Exercise
Omit all images. Transcribe the rest of the material below exactly.

-- Start --

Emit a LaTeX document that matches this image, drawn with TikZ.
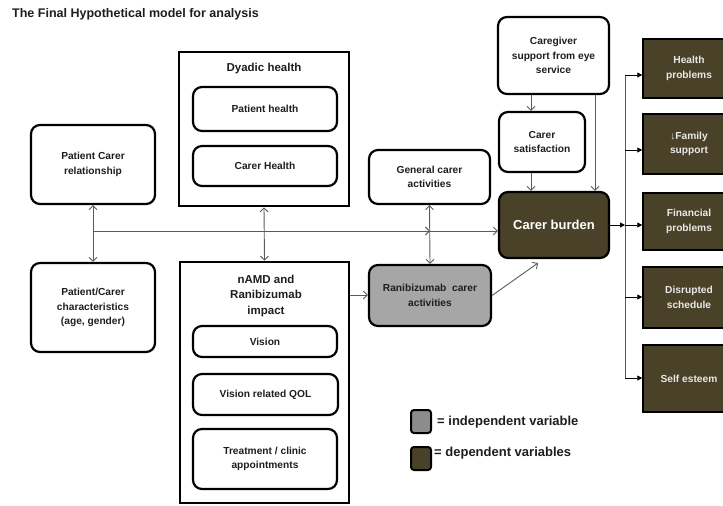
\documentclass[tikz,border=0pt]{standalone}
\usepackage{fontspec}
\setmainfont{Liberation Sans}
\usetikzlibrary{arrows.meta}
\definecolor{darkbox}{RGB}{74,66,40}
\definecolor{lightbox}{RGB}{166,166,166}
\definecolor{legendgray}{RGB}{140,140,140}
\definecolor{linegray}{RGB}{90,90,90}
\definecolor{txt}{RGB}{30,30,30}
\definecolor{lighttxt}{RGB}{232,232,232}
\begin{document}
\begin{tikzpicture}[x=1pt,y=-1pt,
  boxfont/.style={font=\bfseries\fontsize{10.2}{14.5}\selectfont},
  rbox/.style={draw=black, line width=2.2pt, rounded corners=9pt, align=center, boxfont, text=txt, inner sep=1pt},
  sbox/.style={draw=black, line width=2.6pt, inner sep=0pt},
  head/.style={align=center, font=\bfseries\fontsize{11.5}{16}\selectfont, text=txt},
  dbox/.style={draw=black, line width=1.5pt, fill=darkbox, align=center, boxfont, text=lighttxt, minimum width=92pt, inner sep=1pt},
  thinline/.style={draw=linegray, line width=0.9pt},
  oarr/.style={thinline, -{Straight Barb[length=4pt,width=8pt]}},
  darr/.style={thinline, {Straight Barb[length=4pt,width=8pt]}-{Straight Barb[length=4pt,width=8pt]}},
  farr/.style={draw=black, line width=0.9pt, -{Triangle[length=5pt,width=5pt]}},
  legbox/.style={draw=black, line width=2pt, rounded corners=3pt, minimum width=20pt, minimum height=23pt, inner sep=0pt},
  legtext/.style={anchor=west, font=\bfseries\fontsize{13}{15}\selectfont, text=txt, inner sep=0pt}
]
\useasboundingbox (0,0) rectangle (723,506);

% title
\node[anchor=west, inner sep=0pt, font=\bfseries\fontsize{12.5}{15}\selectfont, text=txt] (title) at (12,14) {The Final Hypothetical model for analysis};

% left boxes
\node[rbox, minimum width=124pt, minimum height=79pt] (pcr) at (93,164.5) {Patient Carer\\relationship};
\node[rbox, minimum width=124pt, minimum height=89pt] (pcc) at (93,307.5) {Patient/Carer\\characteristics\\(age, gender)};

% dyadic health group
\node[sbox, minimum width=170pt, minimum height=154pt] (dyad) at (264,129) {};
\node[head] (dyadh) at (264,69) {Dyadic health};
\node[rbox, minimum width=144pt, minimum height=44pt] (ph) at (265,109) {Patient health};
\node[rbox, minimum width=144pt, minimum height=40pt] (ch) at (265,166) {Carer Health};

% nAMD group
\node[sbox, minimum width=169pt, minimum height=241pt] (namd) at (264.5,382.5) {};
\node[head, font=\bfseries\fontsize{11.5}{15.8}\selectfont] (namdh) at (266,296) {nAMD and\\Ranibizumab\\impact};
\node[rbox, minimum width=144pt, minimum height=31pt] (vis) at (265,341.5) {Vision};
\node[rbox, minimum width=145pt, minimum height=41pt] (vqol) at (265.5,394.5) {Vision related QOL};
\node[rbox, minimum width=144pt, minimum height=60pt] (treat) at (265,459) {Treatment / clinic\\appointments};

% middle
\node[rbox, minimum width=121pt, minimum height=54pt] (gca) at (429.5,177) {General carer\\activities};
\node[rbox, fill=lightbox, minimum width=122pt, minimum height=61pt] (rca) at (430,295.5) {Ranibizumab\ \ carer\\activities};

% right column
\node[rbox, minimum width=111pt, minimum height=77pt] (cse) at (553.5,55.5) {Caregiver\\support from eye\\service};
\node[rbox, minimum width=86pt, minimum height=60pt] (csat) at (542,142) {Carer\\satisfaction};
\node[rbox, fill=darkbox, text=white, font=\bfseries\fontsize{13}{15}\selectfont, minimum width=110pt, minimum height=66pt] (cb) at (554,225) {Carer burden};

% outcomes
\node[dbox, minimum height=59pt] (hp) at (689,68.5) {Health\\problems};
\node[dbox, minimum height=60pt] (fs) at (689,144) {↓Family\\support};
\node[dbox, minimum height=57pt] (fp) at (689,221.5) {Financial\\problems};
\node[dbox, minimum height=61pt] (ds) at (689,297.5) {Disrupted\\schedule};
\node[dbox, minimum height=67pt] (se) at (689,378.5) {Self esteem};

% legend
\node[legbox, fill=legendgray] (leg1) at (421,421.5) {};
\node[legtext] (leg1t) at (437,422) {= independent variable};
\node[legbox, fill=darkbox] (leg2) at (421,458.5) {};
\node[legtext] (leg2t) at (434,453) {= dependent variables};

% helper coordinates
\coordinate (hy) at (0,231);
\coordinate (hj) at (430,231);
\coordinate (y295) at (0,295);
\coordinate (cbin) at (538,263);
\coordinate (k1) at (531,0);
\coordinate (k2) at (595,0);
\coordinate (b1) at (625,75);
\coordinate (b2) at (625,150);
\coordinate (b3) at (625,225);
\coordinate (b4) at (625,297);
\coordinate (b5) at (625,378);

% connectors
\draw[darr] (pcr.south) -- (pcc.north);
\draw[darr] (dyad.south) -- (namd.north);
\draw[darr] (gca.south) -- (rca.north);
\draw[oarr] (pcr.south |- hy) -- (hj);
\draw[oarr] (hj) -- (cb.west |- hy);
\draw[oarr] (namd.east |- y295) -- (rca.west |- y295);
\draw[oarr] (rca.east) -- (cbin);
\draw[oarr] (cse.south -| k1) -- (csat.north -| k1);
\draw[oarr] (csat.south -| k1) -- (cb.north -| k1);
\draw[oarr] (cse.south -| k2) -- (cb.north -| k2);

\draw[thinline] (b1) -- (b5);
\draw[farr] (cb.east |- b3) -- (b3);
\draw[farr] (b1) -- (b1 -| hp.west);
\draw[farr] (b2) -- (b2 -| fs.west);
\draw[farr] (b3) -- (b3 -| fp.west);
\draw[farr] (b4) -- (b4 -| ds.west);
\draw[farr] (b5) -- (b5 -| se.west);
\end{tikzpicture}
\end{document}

-- End --

Finished task
Emit a LaTeX document that matches this image, drawn with TikZ.
\documentclass[tikz,border=0pt]{standalone}
\usepackage{fontspec}
\setmainfont{Liberation Sans}
\usetikzlibrary{arrows.meta}
\definecolor{darkbox}{RGB}{74,66,40}
\definecolor{lightbox}{RGB}{166,166,166}
\definecolor{legendgray}{RGB}{140,140,140}
\definecolor{linegray}{RGB}{90,90,90}
\definecolor{txt}{RGB}{30,30,30}
\definecolor{lighttxt}{RGB}{232,232,232}
\begin{document}
\begin{tikzpicture}[x=1pt,y=-1pt,
  boxfont/.style={font=\bfseries\fontsize{10.2}{14.5}\selectfont},
  rbox/.style={draw=black, line width=2.2pt, rounded corners=9pt, align=center, boxfont, text=txt, inner sep=1pt},
  sbox/.style={draw=black, line width=2.6pt, inner sep=0pt},
  head/.style={align=center, font=\bfseries\fontsize{11.5}{16}\selectfont, text=txt},
  dbox/.style={draw=black, line width=1.5pt, fill=darkbox, align=center, boxfont, text=lighttxt, minimum width=92pt, inner sep=1pt},
  thinline/.style={draw=linegray, line width=0.9pt},
  oarr/.style={thinline, -{Straight Barb[length=4pt,width=8pt]}},
  darr/.style={thinline, {Straight Barb[length=4pt,width=8pt]}-{Straight Barb[length=4pt,width=8pt]}},
  farr/.style={draw=black, line width=0.9pt, -{Triangle[length=5pt,width=5pt]}},
  legbox/.style={draw=black, line width=2pt, rounded corners=3pt, minimum width=20pt, minimum height=23pt, inner sep=0pt},
  legtext/.style={anchor=west, font=\bfseries\fontsize{13}{15}\selectfont, text=txt, inner sep=0pt}
]
\useasboundingbox (0,0) rectangle (723,506);

% title
\node[anchor=west, inner sep=0pt, font=\bfseries\fontsize{12.5}{15}\selectfont, text=txt] (title) at (12,14) {The Final Hypothetical model for analysis};

% left boxes
\node[rbox, minimum width=124pt, minimum height=79pt] (pcr) at (93,164.5) {Patient Carer\\relationship};
\node[rbox, minimum width=124pt, minimum height=89pt] (pcc) at (93,307.5) {Patient/Carer\\characteristics\\(age, gender)};

% dyadic health group
\node[sbox, minimum width=170pt, minimum height=154pt] (dyad) at (264,129) {};
\node[head] (dyadh) at (264,69) {Dyadic health};
\node[rbox, minimum width=144pt, minimum height=44pt] (ph) at (265,109) {Patient health};
\node[rbox, minimum width=144pt, minimum height=40pt] (ch) at (265,166) {Carer Health};

% nAMD group
\node[sbox, minimum width=169pt, minimum height=241pt] (namd) at (264.5,382.5) {};
\node[head, font=\bfseries\fontsize{11.5}{15.8}\selectfont] (namdh) at (266,296) {nAMD and\\Ranibizumab\\impact};
\node[rbox, minimum width=144pt, minimum height=31pt] (vis) at (265,341.5) {Vision};
\node[rbox, minimum width=145pt, minimum height=41pt] (vqol) at (265.5,394.5) {Vision related QOL};
\node[rbox, minimum width=144pt, minimum height=60pt] (treat) at (265,459) {Treatment / clinic\\appointments};

% middle
\node[rbox, minimum width=121pt, minimum height=54pt] (gca) at (429.5,177) {General carer\\activities};
\node[rbox, fill=lightbox, minimum width=122pt, minimum height=61pt] (rca) at (430,295.5) {Ranibizumab\ \ carer\\activities};

% right column
\node[rbox, minimum width=111pt, minimum height=77pt] (cse) at (553.5,55.5) {Caregiver\\support from eye\\service};
\node[rbox, minimum width=86pt, minimum height=60pt] (csat) at (542,142) {Carer\\satisfaction};
\node[rbox, fill=darkbox, text=white, font=\bfseries\fontsize{13}{15}\selectfont, minimum width=110pt, minimum height=66pt] (cb) at (554,225) {Carer burden};

% outcomes
\node[dbox, minimum height=59pt] (hp) at (689,68.5) {Health\\problems};
\node[dbox, minimum height=60pt] (fs) at (689,144) {↓Family\\support};
\node[dbox, minimum height=57pt] (fp) at (689,221.5) {Financial\\problems};
\node[dbox, minimum height=61pt] (ds) at (689,297.5) {Disrupted\\schedule};
\node[dbox, minimum height=67pt] (se) at (689,378.5) {Self esteem};

% legend
\node[legbox, fill=legendgray] (leg1) at (421,421.5) {};
\node[legtext] (leg1t) at (437,422) {= independent variable};
\node[legbox, fill=darkbox] (leg2) at (421,458.5) {};
\node[legtext] (leg2t) at (434,453) {= dependent variables};

% helper coordinates
\coordinate (hy) at (0,231);
\coordinate (hj) at (430,231);
\coordinate (y295) at (0,295);
\coordinate (cbin) at (538,263);
\coordinate (k1) at (531,0);
\coordinate (k2) at (595,0);
\coordinate (b1) at (625,75);
\coordinate (b2) at (625,150);
\coordinate (b3) at (625,225);
\coordinate (b4) at (625,297);
\coordinate (b5) at (625,378);

% connectors
\draw[darr] (pcr.south) -- (pcc.north);
\draw[darr] (dyad.south) -- (namd.north);
\draw[darr] (gca.south) -- (rca.north);
\draw[oarr] (pcr.south |- hy) -- (hj);
\draw[oarr] (hj) -- (cb.west |- hy);
\draw[oarr] (namd.east |- y295) -- (rca.west |- y295);
\draw[oarr] (rca.east) -- (cbin);
\draw[oarr] (cse.south -| k1) -- (csat.north -| k1);
\draw[oarr] (csat.south -| k1) -- (cb.north -| k1);
\draw[oarr] (cse.south -| k2) -- (cb.north -| k2);

\draw[thinline] (b1) -- (b5);
\draw[farr] (cb.east |- b3) -- (b3);
\draw[farr] (b1) -- (b1 -| hp.west);
\draw[farr] (b2) -- (b2 -| fs.west);
\draw[farr] (b3) -- (b3 -| fp.west);
\draw[farr] (b4) -- (b4 -| ds.west);
\draw[farr] (b5) -- (b5 -| se.west);
\end{tikzpicture}
\end{document}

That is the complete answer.